La littérature élevée, devenue toute citoyenne, jalouse de multiplier les éléments de la vindicte et de la raison publiques, descendit noblement dans l’arène des journaux. Dans toutes ses productions, la philosophie et la politique furent inséparables. Le roman, le théâtre, la poésie, la science, l’histoire, formèrent une fédération qui atteignit toutes les classes, parla à tous les besoins, à toutes les opinions, à tous les intérêts. Nous luttions tous dans nos ouvrages, par l’accord singulier de l’indignation et d’une conscience prophétique, contre le spectre du despotisme monarchique et ultramontain qui menaçait de renverser à la fin cette fausse religion de la Charte jurée, dont l’autel avait été profané par de parjures serments. Tous indépendants de ceux qui régnaient, tous nous pouvions porter hautement la tête devant la conjuration royale, dont nous dévoilions les trames chaque jour. Les Bourbons ne nous étaient connus que par clés injures, et non par des bienfaits : ils s’étaient déclarés nos ennemis, nous avions accepté le contrat. L’infâme censure ouvrit des registres aux greffes des prisons, où elle ne cessa d’être dévoilée, d’être défiée par ses victimes.

La condition des Bourbons était déplorable. Il ne leur était pas donné de prévenir, ils étaient réduits à réprimer ; ce qui annonçait déjà leur décadence, et finit par précipiter leur ruine. Car, ne pouvant prévoir l’attaque, ou plutôt prévoyant quelle serait éternelle, ils résolurent de brusquer un dénouement qui les affranchît enfin de cette défensive si humiliante pour le droit divin. Nous, nous tenions toujours pour le droit public, droit des gens, droit des nations, droits de l’homme et du citoyen : de sorte que nous avions pour nous la grande famille, et eux, ils avaient les invalides de l’émigration, les Bourbons de Naples et d’Espagne, la congrégation de Paris, les bonnes-lettres, les places fortes de Montrouge et de Saint-Acheul, les stations du Calvaire et les dragonnades de la rue Saint-Denis, qui avaient remplacé les conspirations sanglantes des agents provocateurs. La partie n’était pas égale : il ne fallait qu’attendre ; la défection se mettait chaque jour dans leurs rangs. Les gardes- du-corps, recrutés des sous-officiers de la ligne, étaient rentrés dans les nôtres. Les cabinets littéraires, les cafés, servaient merveilleusement la propagande libérale.

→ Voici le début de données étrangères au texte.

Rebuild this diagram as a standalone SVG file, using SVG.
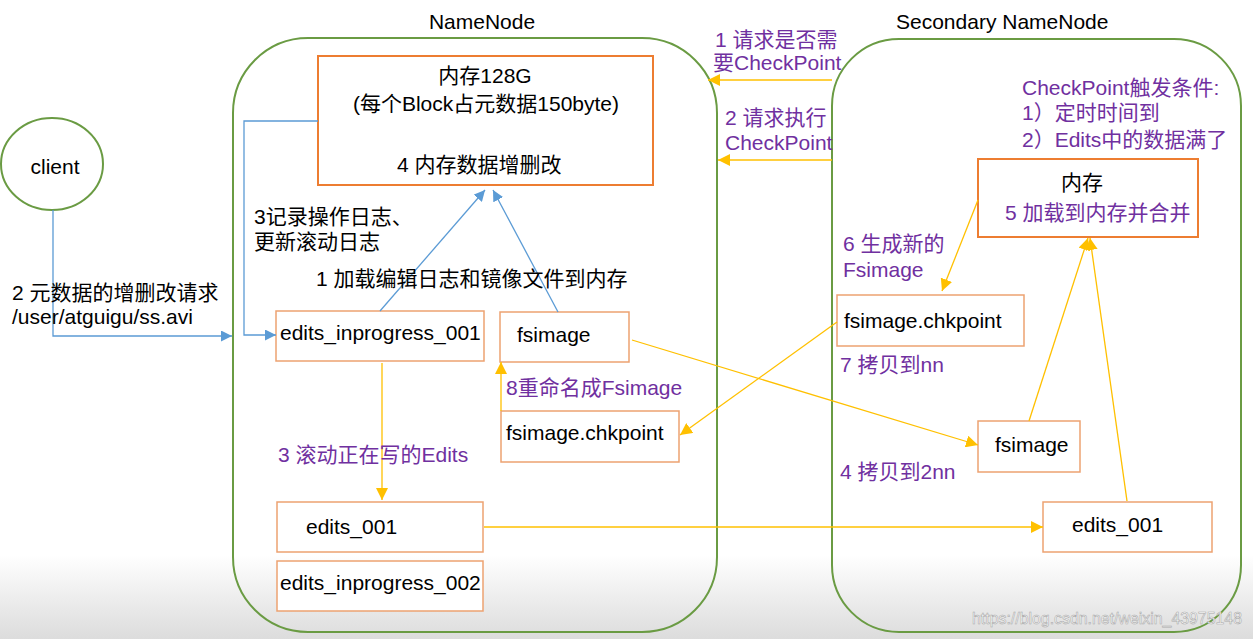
<svg xmlns="http://www.w3.org/2000/svg" width="1253" height="639" viewBox="0 0 1253 639">
<defs>
<linearGradient id="bg" x1="0" y1="0" x2="0" y2="1">
<stop offset="0" stop-color="#ffffff"/>
<stop offset="1" stop-color="#dcdcdc"/>
</linearGradient>
<marker id="ao" viewBox="0 0 10 10" refX="10" refY="5" markerWidth="12" markerHeight="12" markerUnits="userSpaceOnUse" orient="auto">
<path d="M0,0 L10,5 L0,10 z" fill="#FFC000"/>
</marker>
<marker id="ab" viewBox="0 0 10 10" refX="10" refY="5" markerWidth="11" markerHeight="11" markerUnits="userSpaceOnUse" orient="auto">
<path d="M0,0 L10,5 L0,10 z" fill="#5B9BD5"/>
</marker>
</defs>
<style>
text{font-family:"Liberation Sans","Noto Sans CJK SC",sans-serif;font-size:21px;fill:#000}
.p{fill:#7030A0}
.c{text-anchor:middle}
.cont{fill:none;stroke:#6A9B43;stroke-width:2}
.mem{fill:#fff;stroke:#ED7D31;stroke-width:2}
.box{fill:#fff;stroke:#EDA271;stroke-width:1.5}
.bl{fill:none;stroke:#5B9BD5;stroke-width:1.3;marker-end:url(#ab)}
.or{fill:none;stroke:#FFC000;stroke-width:1.3;marker-end:url(#ao)}
.wm{font-size:17px;fill:#ffffff;stroke:#a8a8a8;stroke-width:0.6}
</style>
<rect x="0" y="0" width="1253" height="639" fill="#ffffff"/>
<rect x="0" y="555" width="1253" height="84" fill="url(#bg)"/>

<g id="client">
<ellipse cx="52" cy="164" rx="51" ry="46" fill="none" stroke="#6A9B43" stroke-width="2"/>
<text x="55" y="174" class="c">client</text>
</g>

<g id="namenode">
<rect x="233" y="38" width="484" height="594" rx="75" ry="75" class="cont"/>
<text x="482" y="29" class="c">NameNode</text>
</g>

<g id="secondary-namenode">
<rect x="832" y="39" width="409" height="593" rx="67" ry="67" class="cont"/>
<text x="896" y="29">Secondary NameNode</text>
</g>

<g id="nn-memory">
<rect x="318" y="56" width="335" height="129" class="mem"/>
<text x="485" y="83" class="c">内存128G</text>
<text x="486" y="111" class="c">(每个Block占元数据150byte)</text>
<text x="397" y="172">4 内存数据增删改</text>
</g>

<g id="nn-edits-inprogress-001">
<rect x="276" y="311" width="208" height="50" class="box"/>
<text x="280" y="340">edits_inprogress_001</text>
</g>

<g id="nn-fsimage">
<rect x="500" y="312" width="129" height="50" class="box"/>
<text x="517" y="342">fsimage</text>
</g>

<g id="nn-fsimage-chkpoint">
<rect x="501" y="411" width="178" height="51" class="box"/>
<text x="506" y="440">fsimage.chkpoint</text>
</g>

<g id="nn-edits-001">
<rect x="277" y="502" width="206" height="50" class="box"/>
<text x="306" y="534">edits_001</text>
</g>

<g id="nn-edits-inprogress-002">
<rect x="277" y="561" width="206" height="50" class="box"/>
<text x="280" y="590">edits_inprogress_002</text>
</g>

<g id="snn-memory">
<rect x="978" y="159" width="220" height="78" class="mem"/>
<text x="1082" y="190" class="c">内存</text>
<text x="1005" y="220" class="p">5 加载到内存并合并</text>
</g>

<g id="snn-fsimage-chkpoint">
<rect x="837" y="295" width="187" height="51" class="box"/>
<text x="844" y="328">fsimage.chkpoint</text>
</g>

<g id="snn-fsimage">
<rect x="978" y="421" width="102" height="51" class="box"/>
<text x="995" y="452">fsimage</text>
</g>

<g id="snn-edits-001">
<rect x="1043" y="502" width="169" height="50" class="box"/>
<text x="1072" y="532">edits_001</text>
</g>

<g id="connectors">
<polyline points="53,210 53,336 232,336" class="bl"/>
<polyline points="318,121 244,121 244,335 276,335" class="bl"/>
<line x1="380" y1="311" x2="485" y2="190" class="bl"/>
<line x1="558" y1="312" x2="493" y2="190" class="bl"/>
<line x1="832" y1="80" x2="708" y2="80" class="or"/>
<line x1="832" y1="160" x2="718" y2="160" class="or"/>
<line x1="382" y1="363" x2="382" y2="500" class="or"/>
<line x1="501" y1="411" x2="501" y2="362" class="or"/>
<line x1="632" y1="340" x2="978" y2="445" class="or"/>
<line x1="837" y1="322" x2="680" y2="435" class="or"/>
<line x1="484" y1="527" x2="1043" y2="527" class="or"/>
<line x1="978" y1="200" x2="942" y2="291" class="or"/>
<line x1="1029" y1="421" x2="1088" y2="238" class="or"/>
<line x1="1127" y1="501" x2="1090" y2="238" class="or"/>
</g>

<g id="labels">
<text x="12" y="300">2 元数据的增删改请求</text>
<text x="12" y="324">/user/atguigu/ss.avi</text>
<text x="254" y="224">3记录操作日志、</text>
<text x="254" y="249">更新滚动日志</text>
<text x="316" y="286">1 加载编辑日志和镜像文件到内存</text>
<text x="506" y="395" class="p">8重命名成Fsimage</text>
<text x="278" y="462" class="p">3 滚动正在写的Edits</text>
<text x="715" y="47" class="p">1 请求是否需</text>
<text x="713" y="70" class="p">要CheckPoint</text>
<text x="725" y="125" class="p">2 请求执行</text>
<text x="725" y="150" class="p">CheckPoint</text>
<text x="1022" y="95" class="p">CheckPoint触发条件:</text>
<text x="1022" y="120" class="p">1）定时时间到</text>
<text x="1022" y="147" class="p">2）Edits中的数据满了</text>
<text x="843" y="251" class="p">6 生成新的</text>
<text x="843" y="277" class="p">Fsimage</text>
<text x="840" y="372" class="p">7 拷贝到nn</text>
<text x="840" y="479" class="p">4 拷贝到2nn</text>
<text x="972" y="624" class="wm" textLength="270" lengthAdjust="spacingAndGlyphs">https://blog.csdn.net/weixin_43975148</text>
</g>
</svg>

Et ce fut un terrible coup pour l’œil-de-bœuf des Tuileries, quand Montlosier, armé de toutes pièces, arbora contre Montrouge son cimier féodal ; quand le chantre du christianisme, le David de la monarchie légitime, l’illustre Chateaubriand, dépouilla tout-à-coup ses honneurs, heureux de sa conscience, fier de sa pauvreté comme nous de son génie, et parut aux premiers rangs des protecteurs de la liberté légale de son pays. La chute du triumvirat Villèle, Corbière et Peyronnet annonçait déjà suffisamment celle des Bourbons ; car le génie du mal ne pouvait leur donner un appui plus conforme à leur système d’anéantissement de nos institutions. Mais les arrêts de Montlosier et les oracles de Chateaubriand frappèrent d’une terrible prophétie la dynastie aveugle, dont vainement ils avaient voulu conjurer la ruine ! Le Journal des Débats suivit les traces de son chef, et deux cent mille royalistes, qui chaque jour y puisaient leurs opinions, suivirent également la doctrine de leurs instituteurs. Que ne peut l’abonnement sur les esprits méthodiques ! La plume miraculeuse de Chateaubriand donna une armée de plus au libéralisme. Celle de Montlosier fut une massue qui écrasa le parti prêtre et les jésuites.

Ainsi éclairée par tous les organes de l’opinion, qui illustraient la tribune, le barreau, la littérature, la nation était généralement disposée à une révolution dont Charles X, impatient de la prévenir par une autre, lui donna enfin le signal ; car ayant été déjà réduit à conspirer contre son propre ministère, il fallait qu’il conspirât toujours, fût-ce contre lui-même ; et les fameuses ordonnances parurent, qui soudain renversèrent le trône et relevèrent la nation. Celle-ci, mieux conseillée, avait ajourné au refus de l’impôt, non la chute du ministère Polignac, mais la chute de la dynastie, condamnée pour fait de trahison, et elle comptait tranquillement les jours quand Paris lui donna soudain la nouvelle du triomphe. Le peuple se trouva surpris, non dans ses vœux, mais dans sa justice, et la flamme tricolore courut de clocher en clocher avertir les Français qu’ils étaient vengés et libres.

Tel est le grand épisode qui devait terminer glorieusement notre révolution. Elle devait finir par celui qui l’avait rendu si tragique, par la chute du conducteur rebelle de l’émigration, qui laissa Louis XVI sans amis et sans famille, et arma l’étranger contre sa patrie ! A présent le drame est complet, et la France peut s’enorgueillir d’avoir donné aux peuples et aux rois la plus grande leçon de l’histoire du monde.